(Bloomberg) — Ethiopia’s government began talks with the exiled Oromo Democratic Front, signaling the start of a broader engagement with the opposition group.
A “high-level” government delegation met ODF officials May 11 and May 12 to discuss reforms being implemented by Prime Minister Abiy Ahmed, the group said in a statement Sunday, without disclosing the location of the talks. An ODF delegation will travel to Ethiopia “soon for more substantive talks,” it said.
The discussions held far have been “successful,” the ruling-party funded Fana Broadcasting Corp. reported, citing a government statement. The government is also prepared to hold talks with political parties that “operate peacefully and in line with the constitution,” it said.

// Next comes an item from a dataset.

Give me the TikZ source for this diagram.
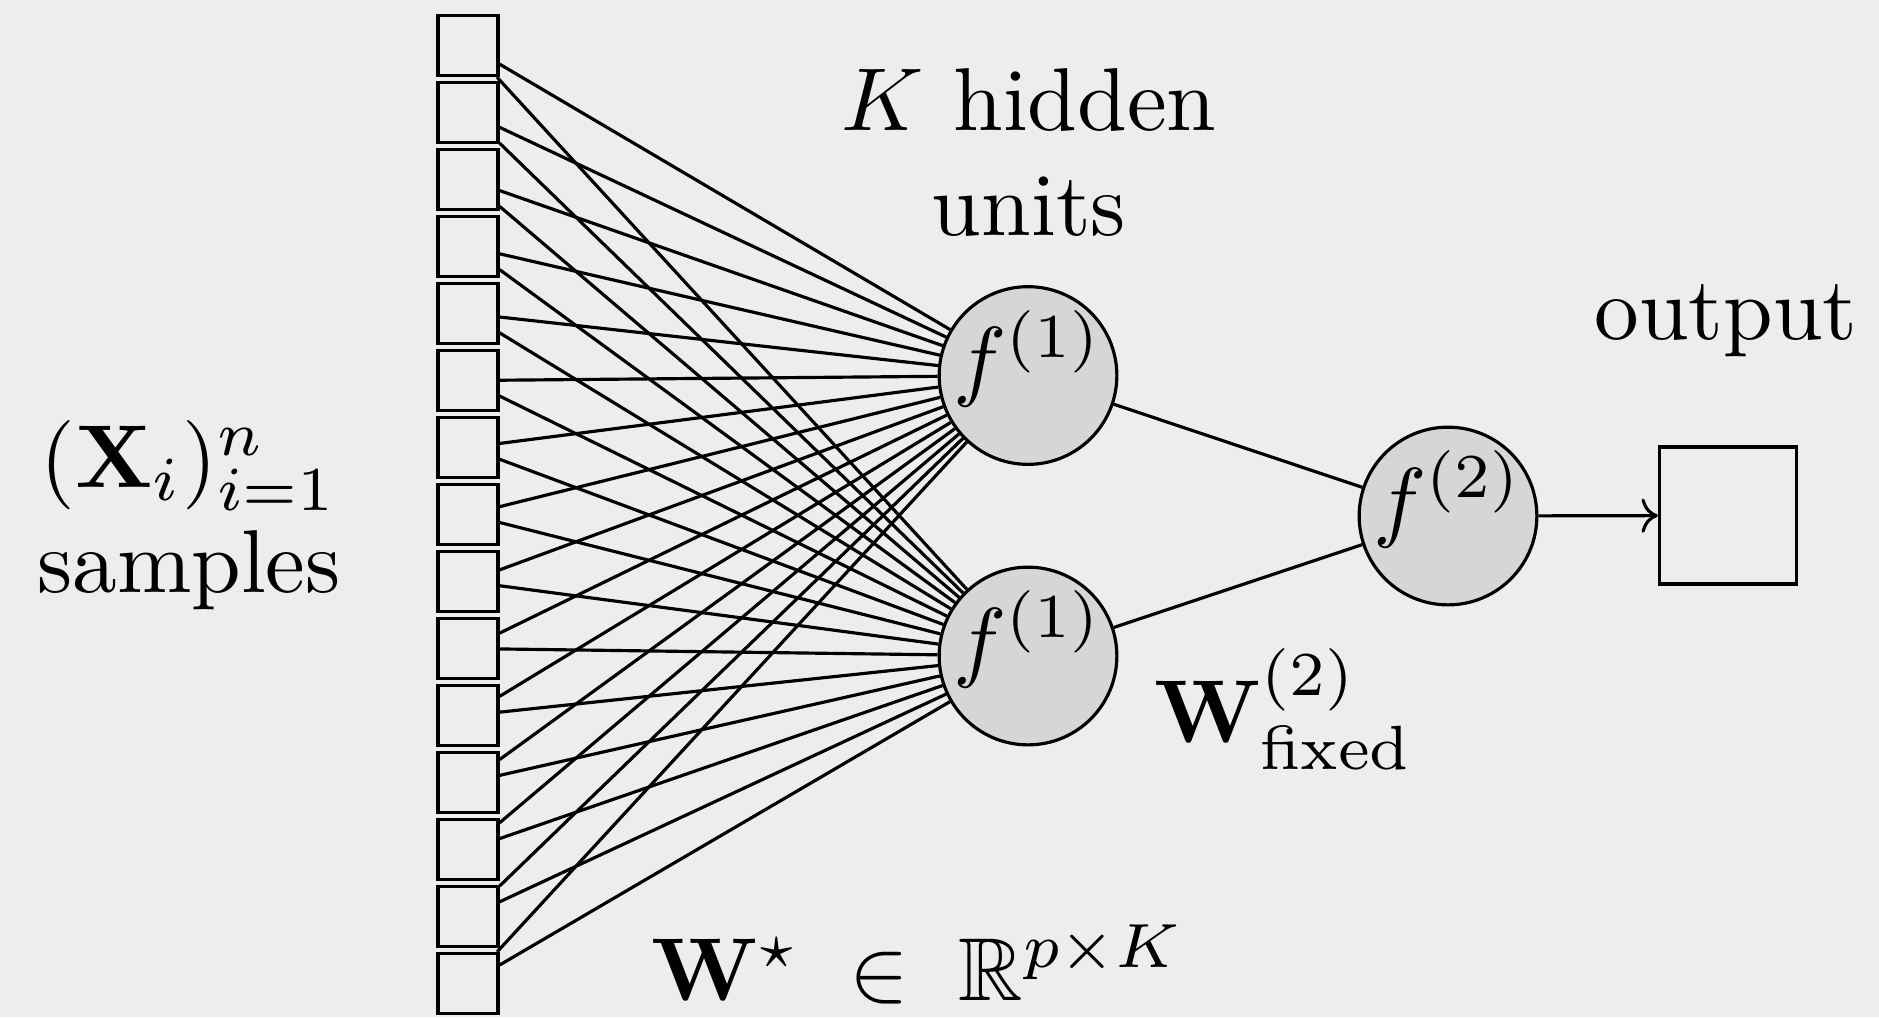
\documentclass[tikz,border=0pt]{standalone}
\usepackage{amsmath}
\usepackage{amssymb}
\usetikzlibrary{positioning,arrows.meta}

\definecolor{bgcol}{RGB}{237,237,237}
\definecolor{unitcol}{RGB}{214,214,214}
\newcommand{\unittxt}[1]{\raisebox{4.8pt}[\height][\depth]{\scalebox{2.54}{$#1$}}}

\begin{document}
\begin{tikzpicture}[
  x=0.01cm, y=-0.01cm,
  line width=0.9pt,
  lbl/.style={scale=2.54, transform shape, font=\fontsize{10}{11.7}\selectfont, inner sep=0pt, align=center},
  inbox/.style={draw, minimum size=0.6cm, inner sep=0pt},
  unit/.style={draw, circle, fill=unitcol, minimum size=1.76cm, inner sep=0pt},
  outbox/.style={draw, minimum size=1.37cm, inner sep=0pt},
  arr/.style={-{To[scale=1.3]}}
]
\fill[bgcol] (0,0) rectangle (1879,1017);
\useasboundingbox (0,0) rectangle (1879,1017);

% input samples
\foreach \i in {1,...,15}
  \node[inbox] (in-\i) at (468,{45.5+67*(\i-1)}) {};

% hidden layer and output unit
\node[unit] (h-1) at (1028,375.5) {\unittxt{f^{(1)}}};
\node[unit] (h-2) at (1028,656) {\unittxt{f^{(1)}}};
\node[unit] (f2) at (1448,516) {\unittxt{f^{(2)}}};
\node[outbox] (outb) at (1728,515.5) {};

\foreach \i in {1,...,15}
  \foreach \j in {1,2}
    \draw (in-\i) -- (h-\j);
\draw (h-1) -- (f2);
\draw (h-2) -- (f2);
\draw[arr] (f2) -- (outb);

% labels
\node[lbl, anchor=base] (smplbl) at (189,592) {$(\mathbf{X}_i)_{i=1}^n$\\samples};
\node[lbl, anchor=base] (hidlbl) at (1029,235) {$K$ hidden\\units};
\node[lbl, anchor=base] (outlbl) at (1726,339) {output};
\node[lbl, anchor=base west] (wfix) at (1150,742) {$\mathbf{W}^{(2)}_{\text{fixed}}$};
\node[lbl, anchor=base west] (wstar) at (647,1000) {$\mathbf{W}^\star\;\in\;\mathbb{R}^{p\times K}$};
\end{tikzpicture}
\end{document}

Abiy became prime minister last month with a pledge to open up the country’s political space, which has been tightly controlled by the ruling Ethiopian People’s Revolutionary Democratic Front since it came to power more than a quarter of a century ago. He succeeded Hailemariam Desalegn, who quit in February after failing to end sporadic protests in the Oromia and Amhara regions that began almost three years ago amid demands for the state-planned economy to provide greater inclusiveness.
The ODF was formed in 2013 and is led by Lencho Letta, among a number of defectors from the outlawed Oromo Liberation Front, which withdrew from the EPRDF in 1992 amid a dispute over power-sharing. An ODF delegation was dispatched to the Ethiopian capital, Addis Ababa, for peace talks three years ago under Hailemariam’s government, but no face-to-face talks were held, according to the ODF.
Lemma Megerssa, the president of Ethiopia’s Oromia region, said in February the central committee of Abiy’s Oromo People’s Democratic Organization is prepared to work with political parties inside the country and abroad, according to a statement on the regional government’s Facebook page.
Abiy said in his maiden speech as prime minister last month that his government will “look at political parties outside of the EPRDF as competitors rather than as enemies” and that there’s “an absolute desire on the part of the government to allow opposition parties to operate freely and create a conducive and fair and level playing field.”
Lemma and Ethiopian Information Minister Ahmed Shide didn’t immediately respond to a call and text message each seeking comment.